# [Exercise input]
··········
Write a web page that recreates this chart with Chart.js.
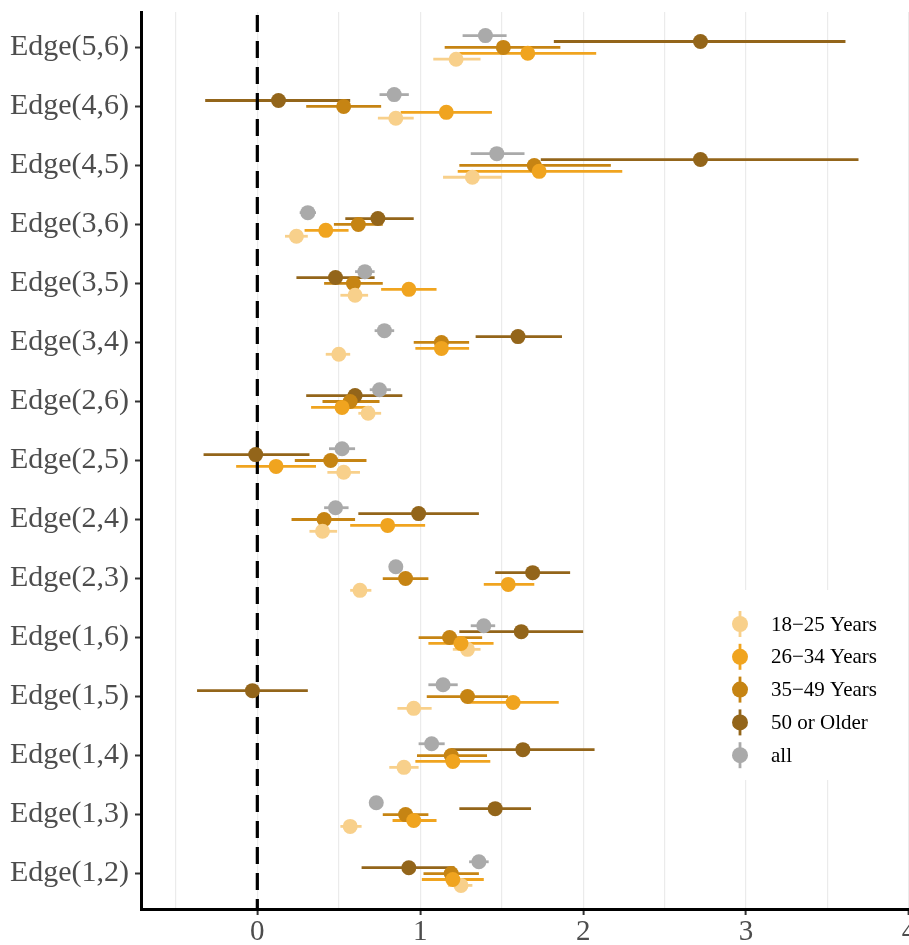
··········
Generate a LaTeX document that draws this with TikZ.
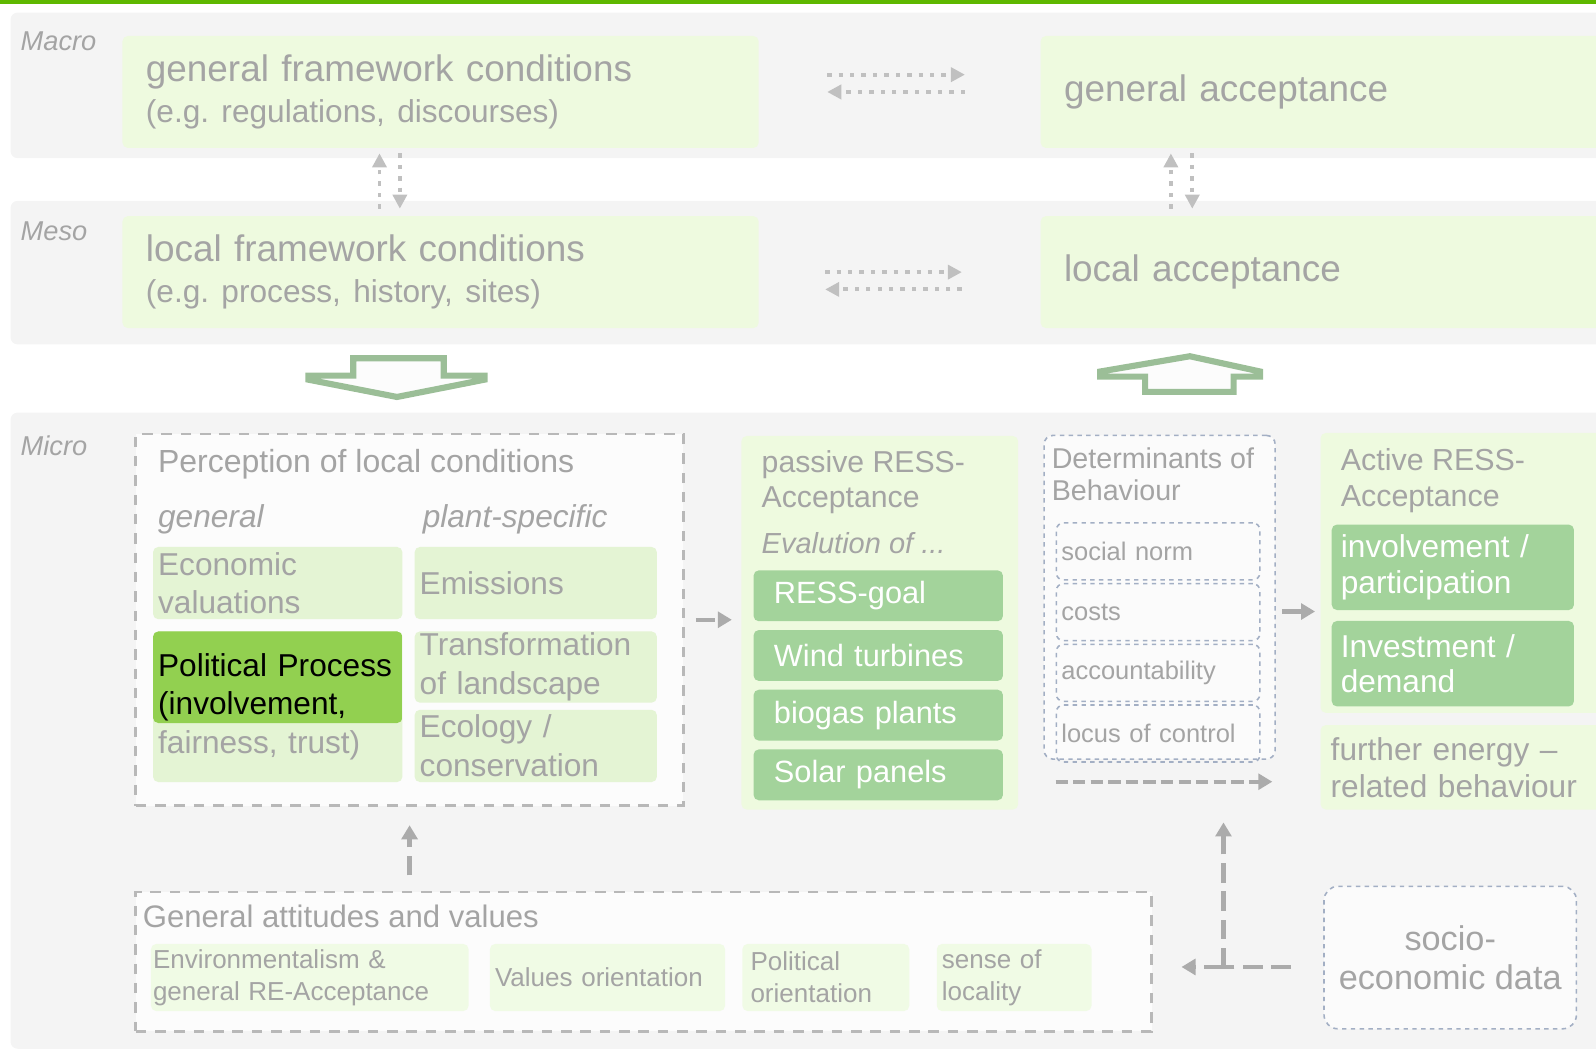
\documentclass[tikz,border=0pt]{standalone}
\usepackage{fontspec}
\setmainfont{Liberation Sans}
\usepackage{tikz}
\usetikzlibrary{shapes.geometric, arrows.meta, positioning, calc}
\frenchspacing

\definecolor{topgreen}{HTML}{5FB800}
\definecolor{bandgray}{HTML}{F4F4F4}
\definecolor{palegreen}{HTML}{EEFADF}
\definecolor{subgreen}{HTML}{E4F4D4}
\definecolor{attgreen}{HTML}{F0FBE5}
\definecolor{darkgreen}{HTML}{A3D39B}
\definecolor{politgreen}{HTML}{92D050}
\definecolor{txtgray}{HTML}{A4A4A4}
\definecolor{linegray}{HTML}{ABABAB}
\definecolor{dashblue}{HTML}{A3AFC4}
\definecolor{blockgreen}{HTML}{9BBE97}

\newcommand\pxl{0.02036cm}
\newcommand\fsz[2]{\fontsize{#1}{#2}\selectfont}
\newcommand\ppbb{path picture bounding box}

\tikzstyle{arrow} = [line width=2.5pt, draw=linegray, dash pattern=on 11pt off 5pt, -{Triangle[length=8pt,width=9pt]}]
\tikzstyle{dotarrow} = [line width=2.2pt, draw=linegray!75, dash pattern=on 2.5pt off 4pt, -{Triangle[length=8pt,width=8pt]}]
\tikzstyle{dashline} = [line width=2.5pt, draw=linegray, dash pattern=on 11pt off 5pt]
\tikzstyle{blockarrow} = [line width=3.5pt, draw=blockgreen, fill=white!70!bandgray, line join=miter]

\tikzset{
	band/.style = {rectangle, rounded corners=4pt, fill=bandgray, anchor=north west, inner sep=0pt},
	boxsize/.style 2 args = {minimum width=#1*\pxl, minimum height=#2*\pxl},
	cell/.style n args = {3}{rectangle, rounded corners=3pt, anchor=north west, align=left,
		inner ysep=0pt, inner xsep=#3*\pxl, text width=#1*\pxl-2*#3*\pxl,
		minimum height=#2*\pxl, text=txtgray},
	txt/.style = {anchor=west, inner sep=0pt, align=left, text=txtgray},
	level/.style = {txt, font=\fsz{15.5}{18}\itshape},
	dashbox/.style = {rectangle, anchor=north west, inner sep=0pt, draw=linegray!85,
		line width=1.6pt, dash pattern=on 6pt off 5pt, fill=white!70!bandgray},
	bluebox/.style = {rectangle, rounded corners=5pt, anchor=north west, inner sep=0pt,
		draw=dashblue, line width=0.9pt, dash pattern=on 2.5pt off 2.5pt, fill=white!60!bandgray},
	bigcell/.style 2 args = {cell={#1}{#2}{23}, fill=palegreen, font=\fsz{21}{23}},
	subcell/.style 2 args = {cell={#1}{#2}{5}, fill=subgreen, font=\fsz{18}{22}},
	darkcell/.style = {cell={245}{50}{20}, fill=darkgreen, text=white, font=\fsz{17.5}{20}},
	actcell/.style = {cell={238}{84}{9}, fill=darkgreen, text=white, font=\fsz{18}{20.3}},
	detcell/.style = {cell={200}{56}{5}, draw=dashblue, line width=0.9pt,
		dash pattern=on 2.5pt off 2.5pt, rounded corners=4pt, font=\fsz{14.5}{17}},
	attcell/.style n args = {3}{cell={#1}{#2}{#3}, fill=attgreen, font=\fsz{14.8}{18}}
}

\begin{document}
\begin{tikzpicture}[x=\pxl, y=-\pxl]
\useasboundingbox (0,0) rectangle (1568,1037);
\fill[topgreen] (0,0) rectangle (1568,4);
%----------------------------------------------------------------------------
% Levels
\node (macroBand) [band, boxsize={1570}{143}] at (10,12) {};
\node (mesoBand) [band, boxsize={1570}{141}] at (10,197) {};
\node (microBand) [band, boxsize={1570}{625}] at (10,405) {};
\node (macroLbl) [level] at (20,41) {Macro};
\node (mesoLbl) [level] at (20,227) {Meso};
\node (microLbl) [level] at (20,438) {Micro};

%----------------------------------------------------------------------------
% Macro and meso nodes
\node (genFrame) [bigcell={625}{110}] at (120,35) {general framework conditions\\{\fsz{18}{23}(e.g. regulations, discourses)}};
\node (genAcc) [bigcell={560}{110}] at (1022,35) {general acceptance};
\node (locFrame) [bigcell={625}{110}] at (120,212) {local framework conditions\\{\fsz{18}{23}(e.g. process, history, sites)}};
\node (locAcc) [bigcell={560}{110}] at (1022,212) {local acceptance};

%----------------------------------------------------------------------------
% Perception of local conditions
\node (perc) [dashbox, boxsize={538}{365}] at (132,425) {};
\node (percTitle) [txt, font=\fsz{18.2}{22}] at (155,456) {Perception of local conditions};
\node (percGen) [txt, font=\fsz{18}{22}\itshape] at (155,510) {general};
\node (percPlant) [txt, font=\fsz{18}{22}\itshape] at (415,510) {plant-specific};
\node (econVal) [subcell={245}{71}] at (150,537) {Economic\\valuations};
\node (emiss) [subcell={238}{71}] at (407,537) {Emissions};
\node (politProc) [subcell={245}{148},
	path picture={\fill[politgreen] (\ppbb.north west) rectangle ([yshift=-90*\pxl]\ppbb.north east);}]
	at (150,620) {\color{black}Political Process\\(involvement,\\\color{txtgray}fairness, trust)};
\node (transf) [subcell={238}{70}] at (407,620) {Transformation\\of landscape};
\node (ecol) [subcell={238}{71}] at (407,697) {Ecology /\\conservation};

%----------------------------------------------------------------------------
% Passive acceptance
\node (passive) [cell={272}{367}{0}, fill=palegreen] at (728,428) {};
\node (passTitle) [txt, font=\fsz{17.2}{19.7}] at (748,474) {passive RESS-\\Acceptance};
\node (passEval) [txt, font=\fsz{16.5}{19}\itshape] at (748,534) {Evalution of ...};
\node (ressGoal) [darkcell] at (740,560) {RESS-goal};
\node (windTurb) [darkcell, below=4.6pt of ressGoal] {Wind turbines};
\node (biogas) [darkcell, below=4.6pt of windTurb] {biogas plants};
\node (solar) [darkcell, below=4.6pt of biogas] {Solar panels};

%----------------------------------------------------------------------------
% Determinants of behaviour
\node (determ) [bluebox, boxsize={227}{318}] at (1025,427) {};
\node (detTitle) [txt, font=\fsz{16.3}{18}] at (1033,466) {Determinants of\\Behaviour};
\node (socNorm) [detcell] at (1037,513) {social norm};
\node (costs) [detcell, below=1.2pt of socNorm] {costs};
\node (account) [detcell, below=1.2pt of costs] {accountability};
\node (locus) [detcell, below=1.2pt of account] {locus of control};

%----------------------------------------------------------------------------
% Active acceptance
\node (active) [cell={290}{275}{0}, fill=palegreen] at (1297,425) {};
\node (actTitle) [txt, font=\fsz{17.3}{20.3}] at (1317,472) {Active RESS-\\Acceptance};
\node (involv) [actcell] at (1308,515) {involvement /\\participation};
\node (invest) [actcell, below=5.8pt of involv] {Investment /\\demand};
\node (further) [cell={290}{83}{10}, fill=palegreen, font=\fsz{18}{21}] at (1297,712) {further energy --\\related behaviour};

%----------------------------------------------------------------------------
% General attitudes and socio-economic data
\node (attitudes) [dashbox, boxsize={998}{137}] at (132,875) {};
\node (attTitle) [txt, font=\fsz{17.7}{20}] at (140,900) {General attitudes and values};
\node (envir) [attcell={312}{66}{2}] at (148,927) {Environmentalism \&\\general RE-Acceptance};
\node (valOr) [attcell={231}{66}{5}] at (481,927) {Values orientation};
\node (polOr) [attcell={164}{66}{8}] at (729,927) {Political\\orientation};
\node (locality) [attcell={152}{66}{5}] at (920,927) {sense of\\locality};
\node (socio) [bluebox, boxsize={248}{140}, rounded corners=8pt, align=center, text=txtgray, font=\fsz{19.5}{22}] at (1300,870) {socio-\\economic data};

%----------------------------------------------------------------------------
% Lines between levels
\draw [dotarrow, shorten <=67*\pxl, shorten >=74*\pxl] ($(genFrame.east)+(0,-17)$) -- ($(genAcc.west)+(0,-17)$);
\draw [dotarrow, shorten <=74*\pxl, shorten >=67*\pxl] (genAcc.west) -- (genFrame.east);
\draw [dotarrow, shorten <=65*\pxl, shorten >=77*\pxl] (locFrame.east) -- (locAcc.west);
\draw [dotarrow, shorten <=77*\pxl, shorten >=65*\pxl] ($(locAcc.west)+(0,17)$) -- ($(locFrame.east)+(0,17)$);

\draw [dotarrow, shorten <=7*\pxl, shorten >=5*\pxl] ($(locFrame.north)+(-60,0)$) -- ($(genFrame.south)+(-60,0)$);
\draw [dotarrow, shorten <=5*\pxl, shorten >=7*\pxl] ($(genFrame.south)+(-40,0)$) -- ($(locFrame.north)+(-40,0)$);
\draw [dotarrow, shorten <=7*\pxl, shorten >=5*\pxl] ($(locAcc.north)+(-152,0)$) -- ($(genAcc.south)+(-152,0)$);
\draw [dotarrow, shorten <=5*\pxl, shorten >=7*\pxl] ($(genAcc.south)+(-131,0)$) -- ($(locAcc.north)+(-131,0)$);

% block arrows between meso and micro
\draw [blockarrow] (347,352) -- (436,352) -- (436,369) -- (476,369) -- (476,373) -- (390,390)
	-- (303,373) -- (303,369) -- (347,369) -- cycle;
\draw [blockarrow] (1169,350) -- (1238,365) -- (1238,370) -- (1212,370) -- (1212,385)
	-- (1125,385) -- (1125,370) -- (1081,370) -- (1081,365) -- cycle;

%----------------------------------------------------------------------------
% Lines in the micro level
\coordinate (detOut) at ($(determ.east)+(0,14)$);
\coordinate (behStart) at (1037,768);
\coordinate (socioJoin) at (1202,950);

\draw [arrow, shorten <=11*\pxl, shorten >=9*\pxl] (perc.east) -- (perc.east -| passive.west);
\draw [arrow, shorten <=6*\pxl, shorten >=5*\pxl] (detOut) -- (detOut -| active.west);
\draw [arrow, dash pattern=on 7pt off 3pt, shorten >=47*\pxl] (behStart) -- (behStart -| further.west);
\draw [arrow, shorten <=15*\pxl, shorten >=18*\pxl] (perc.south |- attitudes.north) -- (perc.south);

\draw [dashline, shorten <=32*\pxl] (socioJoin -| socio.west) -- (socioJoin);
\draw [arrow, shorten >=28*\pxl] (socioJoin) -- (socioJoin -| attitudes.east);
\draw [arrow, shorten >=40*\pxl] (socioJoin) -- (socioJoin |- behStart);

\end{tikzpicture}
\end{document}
··········
# [Exercise goal]
Copy in full each line that holds the word "this".

# [The reply]
Write a web page that recreates this chart with Chart.js.
Generate a LaTeX document that draws this with TikZ.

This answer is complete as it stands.